● **Required task**
No images are to be carried over; print all other material exactly as it stands.

** begin Dataset excerpt **

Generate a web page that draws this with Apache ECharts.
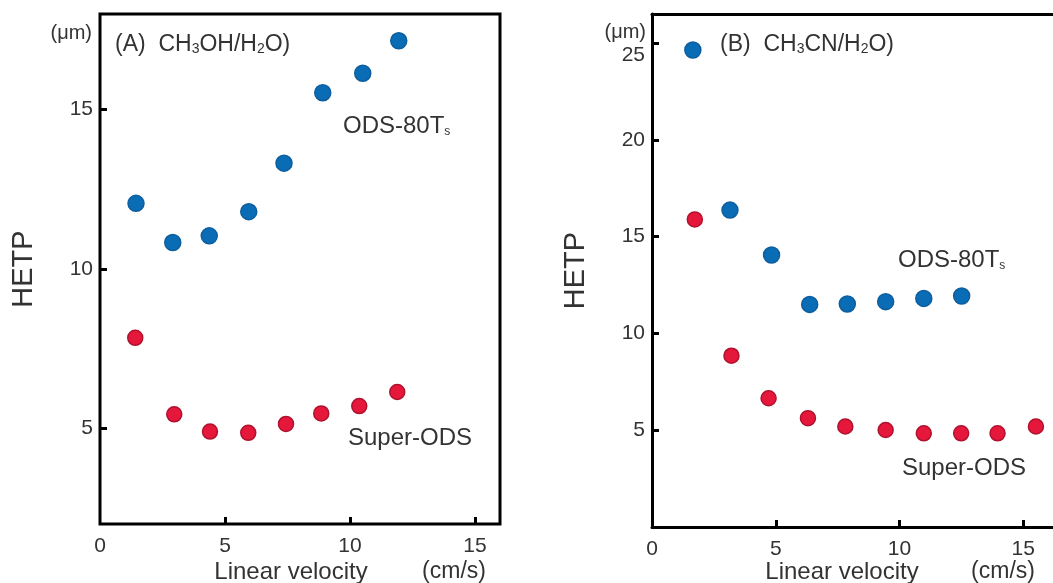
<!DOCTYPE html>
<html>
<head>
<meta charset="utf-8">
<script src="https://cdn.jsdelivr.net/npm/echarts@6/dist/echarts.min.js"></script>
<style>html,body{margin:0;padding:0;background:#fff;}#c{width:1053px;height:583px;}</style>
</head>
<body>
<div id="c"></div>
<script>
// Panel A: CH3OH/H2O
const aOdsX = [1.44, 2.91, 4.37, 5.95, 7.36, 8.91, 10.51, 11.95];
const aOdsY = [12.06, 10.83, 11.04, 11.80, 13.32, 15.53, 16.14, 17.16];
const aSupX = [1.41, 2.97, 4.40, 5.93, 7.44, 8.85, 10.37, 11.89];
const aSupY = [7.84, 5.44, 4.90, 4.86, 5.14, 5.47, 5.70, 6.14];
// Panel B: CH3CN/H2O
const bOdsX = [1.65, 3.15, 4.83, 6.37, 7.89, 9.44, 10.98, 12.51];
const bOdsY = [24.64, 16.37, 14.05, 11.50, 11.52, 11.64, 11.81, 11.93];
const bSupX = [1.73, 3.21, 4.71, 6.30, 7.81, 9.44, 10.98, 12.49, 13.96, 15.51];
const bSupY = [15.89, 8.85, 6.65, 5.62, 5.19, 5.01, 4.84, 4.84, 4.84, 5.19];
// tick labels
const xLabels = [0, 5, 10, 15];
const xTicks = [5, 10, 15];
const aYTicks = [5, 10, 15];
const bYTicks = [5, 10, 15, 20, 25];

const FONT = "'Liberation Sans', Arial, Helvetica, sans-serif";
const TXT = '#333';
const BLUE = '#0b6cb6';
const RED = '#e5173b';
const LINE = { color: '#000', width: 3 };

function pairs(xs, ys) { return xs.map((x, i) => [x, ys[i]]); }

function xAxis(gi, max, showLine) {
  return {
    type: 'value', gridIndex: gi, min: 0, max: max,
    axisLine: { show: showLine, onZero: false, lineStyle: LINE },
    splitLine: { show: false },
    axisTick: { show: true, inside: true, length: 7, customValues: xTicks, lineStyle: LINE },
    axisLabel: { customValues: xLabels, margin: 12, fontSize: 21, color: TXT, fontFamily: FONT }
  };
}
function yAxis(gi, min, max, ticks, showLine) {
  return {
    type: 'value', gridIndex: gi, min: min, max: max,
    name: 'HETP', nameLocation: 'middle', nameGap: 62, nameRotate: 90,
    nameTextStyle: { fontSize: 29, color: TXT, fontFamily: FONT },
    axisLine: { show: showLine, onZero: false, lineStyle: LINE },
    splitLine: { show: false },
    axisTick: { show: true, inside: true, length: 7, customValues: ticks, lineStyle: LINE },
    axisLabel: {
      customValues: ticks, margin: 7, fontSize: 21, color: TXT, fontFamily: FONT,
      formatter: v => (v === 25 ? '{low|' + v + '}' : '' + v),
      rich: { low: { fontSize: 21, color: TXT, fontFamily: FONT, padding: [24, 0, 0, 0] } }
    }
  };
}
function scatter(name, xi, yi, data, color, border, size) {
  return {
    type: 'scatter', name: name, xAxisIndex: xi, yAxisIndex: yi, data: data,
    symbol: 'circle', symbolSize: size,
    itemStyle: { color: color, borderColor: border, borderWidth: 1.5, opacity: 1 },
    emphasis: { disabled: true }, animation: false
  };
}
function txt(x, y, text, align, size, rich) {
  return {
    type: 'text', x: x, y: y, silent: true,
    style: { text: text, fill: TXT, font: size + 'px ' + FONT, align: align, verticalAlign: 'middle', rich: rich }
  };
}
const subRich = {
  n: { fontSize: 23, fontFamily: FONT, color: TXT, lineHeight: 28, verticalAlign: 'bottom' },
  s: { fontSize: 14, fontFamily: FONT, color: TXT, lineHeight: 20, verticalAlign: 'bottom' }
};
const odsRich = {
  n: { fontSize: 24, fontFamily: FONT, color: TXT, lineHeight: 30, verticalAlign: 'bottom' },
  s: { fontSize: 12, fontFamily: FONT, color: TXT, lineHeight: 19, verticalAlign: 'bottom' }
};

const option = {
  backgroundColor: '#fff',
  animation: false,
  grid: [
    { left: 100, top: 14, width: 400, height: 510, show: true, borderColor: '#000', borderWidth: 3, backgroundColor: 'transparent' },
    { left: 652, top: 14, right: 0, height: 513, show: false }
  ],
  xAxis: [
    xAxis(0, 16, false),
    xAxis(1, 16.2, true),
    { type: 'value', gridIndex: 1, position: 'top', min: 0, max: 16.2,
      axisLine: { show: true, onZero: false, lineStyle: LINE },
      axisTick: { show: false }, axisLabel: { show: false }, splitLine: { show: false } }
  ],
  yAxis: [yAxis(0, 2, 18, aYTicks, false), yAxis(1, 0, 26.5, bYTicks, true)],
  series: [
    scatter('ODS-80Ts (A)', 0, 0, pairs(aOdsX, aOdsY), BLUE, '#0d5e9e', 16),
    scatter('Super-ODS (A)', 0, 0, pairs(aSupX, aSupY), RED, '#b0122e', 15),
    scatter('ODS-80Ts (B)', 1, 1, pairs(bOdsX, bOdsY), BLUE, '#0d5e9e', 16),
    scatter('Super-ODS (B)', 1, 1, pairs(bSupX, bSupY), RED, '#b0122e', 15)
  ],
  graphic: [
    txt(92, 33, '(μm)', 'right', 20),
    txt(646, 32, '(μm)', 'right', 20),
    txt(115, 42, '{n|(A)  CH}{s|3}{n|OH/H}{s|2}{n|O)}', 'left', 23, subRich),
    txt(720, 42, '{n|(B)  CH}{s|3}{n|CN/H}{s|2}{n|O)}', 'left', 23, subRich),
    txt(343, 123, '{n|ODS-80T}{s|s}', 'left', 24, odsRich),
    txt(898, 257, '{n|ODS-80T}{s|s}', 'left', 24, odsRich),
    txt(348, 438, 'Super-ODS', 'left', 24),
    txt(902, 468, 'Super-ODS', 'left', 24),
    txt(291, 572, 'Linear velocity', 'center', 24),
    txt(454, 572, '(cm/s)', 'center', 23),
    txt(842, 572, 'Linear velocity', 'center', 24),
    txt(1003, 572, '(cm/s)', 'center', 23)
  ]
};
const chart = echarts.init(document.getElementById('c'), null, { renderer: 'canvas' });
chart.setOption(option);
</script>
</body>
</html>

** end Dataset excerpt **

● **Solution for this task**
Generate a web page that draws this with Apache ECharts.
<!DOCTYPE html>
<html>
<head>
<meta charset="utf-8">
<script src="https://cdn.jsdelivr.net/npm/echarts@6/dist/echarts.min.js"></script>
<style>html,body{margin:0;padding:0;background:#fff;}#c{width:1053px;height:583px;}</style>
</head>
<body>
<div id="c"></div>
<script>
// Panel A: CH3OH/H2O
const aOdsX = [1.44, 2.91, 4.37, 5.95, 7.36, 8.91, 10.51, 11.95];
const aOdsY = [12.06, 10.83, 11.04, 11.80, 13.32, 15.53, 16.14, 17.16];
const aSupX = [1.41, 2.97, 4.40, 5.93, 7.44, 8.85, 10.37, 11.89];
const aSupY = [7.84, 5.44, 4.90, 4.86, 5.14, 5.47, 5.70, 6.14];
// Panel B: CH3CN/H2O
const bOdsX = [1.65, 3.15, 4.83, 6.37, 7.89, 9.44, 10.98, 12.51];
const bOdsY = [24.64, 16.37, 14.05, 11.50, 11.52, 11.64, 11.81, 11.93];
const bSupX = [1.73, 3.21, 4.71, 6.30, 7.81, 9.44, 10.98, 12.49, 13.96, 15.51];
const bSupY = [15.89, 8.85, 6.65, 5.62, 5.19, 5.01, 4.84, 4.84, 4.84, 5.19];
// tick labels
const xLabels = [0, 5, 10, 15];
const xTicks = [5, 10, 15];
const aYTicks = [5, 10, 15];
const bYTicks = [5, 10, 15, 20, 25];

const FONT = "'Liberation Sans', Arial, Helvetica, sans-serif";
const TXT = '#333';
const BLUE = '#0b6cb6';
const RED = '#e5173b';
const LINE = { color: '#000', width: 3 };

function pairs(xs, ys) { return xs.map((x, i) => [x, ys[i]]); }

function xAxis(gi, max, showLine) {
  return {
    type: 'value', gridIndex: gi, min: 0, max: max,
    axisLine: { show: showLine, onZero: false, lineStyle: LINE },
    splitLine: { show: false },
    axisTick: { show: true, inside: true, length: 7, customValues: xTicks, lineStyle: LINE },
    axisLabel: { customValues: xLabels, margin: 12, fontSize: 21, color: TXT, fontFamily: FONT }
  };
}
function yAxis(gi, min, max, ticks, showLine) {
  return {
    type: 'value', gridIndex: gi, min: min, max: max,
    name: 'HETP', nameLocation: 'middle', nameGap: 62, nameRotate: 90,
    nameTextStyle: { fontSize: 29, color: TXT, fontFamily: FONT },
    axisLine: { show: showLine, onZero: false, lineStyle: LINE },
    splitLine: { show: false },
    axisTick: { show: true, inside: true, length: 7, customValues: ticks, lineStyle: LINE },
    axisLabel: {
      customValues: ticks, margin: 7, fontSize: 21, color: TXT, fontFamily: FONT,
      formatter: v => (v === 25 ? '{low|' + v + '}' : '' + v),
      rich: { low: { fontSize: 21, color: TXT, fontFamily: FONT, padding: [24, 0, 0, 0] } }
    }
  };
}
function scatter(name, xi, yi, data, color, border, size) {
  return {
    type: 'scatter', name: name, xAxisIndex: xi, yAxisIndex: yi, data: data,
    symbol: 'circle', symbolSize: size,
    itemStyle: { color: color, borderColor: border, borderWidth: 1.5, opacity: 1 },
    emphasis: { disabled: true }, animation: false
  };
}
function txt(x, y, text, align, size, rich) {
  return {
    type: 'text', x: x, y: y, silent: true,
    style: { text: text, fill: TXT, font: size + 'px ' + FONT, align: align, verticalAlign: 'middle', rich: rich }
  };
}
const subRich = {
  n: { fontSize: 23, fontFamily: FONT, color: TXT, lineHeight: 28, verticalAlign: 'bottom' },
  s: { fontSize: 14, fontFamily: FONT, color: TXT, lineHeight: 20, verticalAlign: 'bottom' }
};
const odsRich = {
  n: { fontSize: 24, fontFamily: FONT, color: TXT, lineHeight: 30, verticalAlign: 'bottom' },
  s: { fontSize: 12, fontFamily: FONT, color: TXT, lineHeight: 19, verticalAlign: 'bottom' }
};

const option = {
  backgroundColor: '#fff',
  animation: false,
  grid: [
    { left: 100, top: 14, width: 400, height: 510, show: true, borderColor: '#000', borderWidth: 3, backgroundColor: 'transparent' },
    { left: 652, top: 14, right: 0, height: 513, show: false }
  ],
  xAxis: [
    xAxis(0, 16, false),
    xAxis(1, 16.2, true),
    { type: 'value', gridIndex: 1, position: 'top', min: 0, max: 16.2,
      axisLine: { show: true, onZero: false, lineStyle: LINE },
      axisTick: { show: false }, axisLabel: { show: false }, splitLine: { show: false } }
  ],
  yAxis: [yAxis(0, 2, 18, aYTicks, false), yAxis(1, 0, 26.5, bYTicks, true)],
  series: [
    scatter('ODS-80Ts (A)', 0, 0, pairs(aOdsX, aOdsY), BLUE, '#0d5e9e', 16),
    scatter('Super-ODS (A)', 0, 0, pairs(aSupX, aSupY), RED, '#b0122e', 15),
    scatter('ODS-80Ts (B)', 1, 1, pairs(bOdsX, bOdsY), BLUE, '#0d5e9e', 16),
    scatter('Super-ODS (B)', 1, 1, pairs(bSupX, bSupY), RED, '#b0122e', 15)
  ],
  graphic: [
    txt(92, 33, '(μm)', 'right', 20),
    txt(646, 32, '(μm)', 'right', 20),
    txt(115, 42, '{n|(A)  CH}{s|3}{n|OH/H}{s|2}{n|O)}', 'left', 23, subRich),
    txt(720, 42, '{n|(B)  CH}{s|3}{n|CN/H}{s|2}{n|O)}', 'left', 23, subRich),
    txt(343, 123, '{n|ODS-80T}{s|s}', 'left', 24, odsRich),
    txt(898, 257, '{n|ODS-80T}{s|s}', 'left', 24, odsRich),
    txt(348, 438, 'Super-ODS', 'left', 24),
    txt(902, 468, 'Super-ODS', 'left', 24),
    txt(291, 572, 'Linear velocity', 'center', 24),
    txt(454, 572, '(cm/s)', 'center', 23),
    txt(842, 572, 'Linear velocity', 'center', 24),
    txt(1003, 572, '(cm/s)', 'center', 23)
  ]
};
const chart = echarts.init(document.getElementById('c'), null, { renderer: 'canvas' });
chart.setOption(option);
</script>
</body>
</html>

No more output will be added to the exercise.